A pair of turbochargers and variable valve timing helps the 3.5 liter V6 make 416 horsepower. That’s backed up by a slick-shifting 10 speed transmission that sends power to the rear wheels. The LS makes good use of the power too, lay the gas pedal flat and the big sedan hustles from 0 to 60 mph in about five and a half seconds. It sounds good while doing it too.
When in comfort mode, the car has a floaty ride like an old Cadillac but without the tendency to wallow in the corners. The suspension is more firm in sport and sport plus modes. The electronically assisted steering has a satisfyingly heavy resistance. Like the weight of an antique Katana rather than a modern reproduction you’d buy from a late night TV ad.
The ride is so quiet that amorous occupants can whisper sweet nothings to one another at 75 mph without missing a word. At night, the headlights peek around corners as you turn the wheel. Air ride springs raise the car when it’s parked to allow for easier entry and exit. Then they lower the car again for a svelte low slug appearance when the car is in motion.

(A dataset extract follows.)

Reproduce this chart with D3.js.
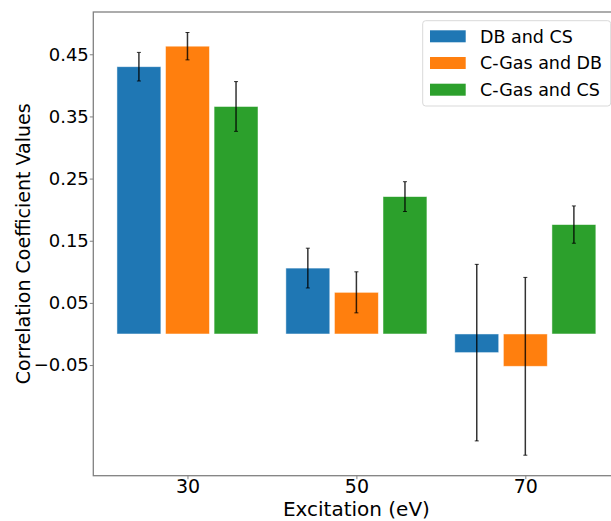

Due to the high deck lid, it is tough to see out of the back window while backing up There’s also a chime that dings endlessly while the car is in reverse. However, loads of sensors and multiple video feeds alert drivers to their surroundings and the chime can probably be turned off somehow.
The LS 500 is gratifying to drive, but not in the same ways as a sports car. While there’s plenty of power on tap, this car doesn’t burst violently off the line. It takes off with haste and the speedometer eagerly climbs toward triple digits, but it always feels poised not wily. It’s soothing to drive and you atually feel better when you get out than when you got in.
So, who would buy this car? It’s for the guy who has made it, and enjoys the finer things, but doesn’t need to shout about it while enjoying them. He wants the luxury, not necessarily the attention. The LS 500 marks a level of luxury I’ve never experienced in any other Lexus product. It feels first class in every respect.
A base model LS 500 costs $75,000. This car, with these options, will set you back $107,090. For perspective, you could buy the base model and a new Dodge Durango for the same money. A big chunk of the option cost comes from the $17,000 executive package. That’s a whole lot of money, but it feels genuinely different than any other Lexus I’ve tested. And relative to flying first class every day, this car is a pretty good value.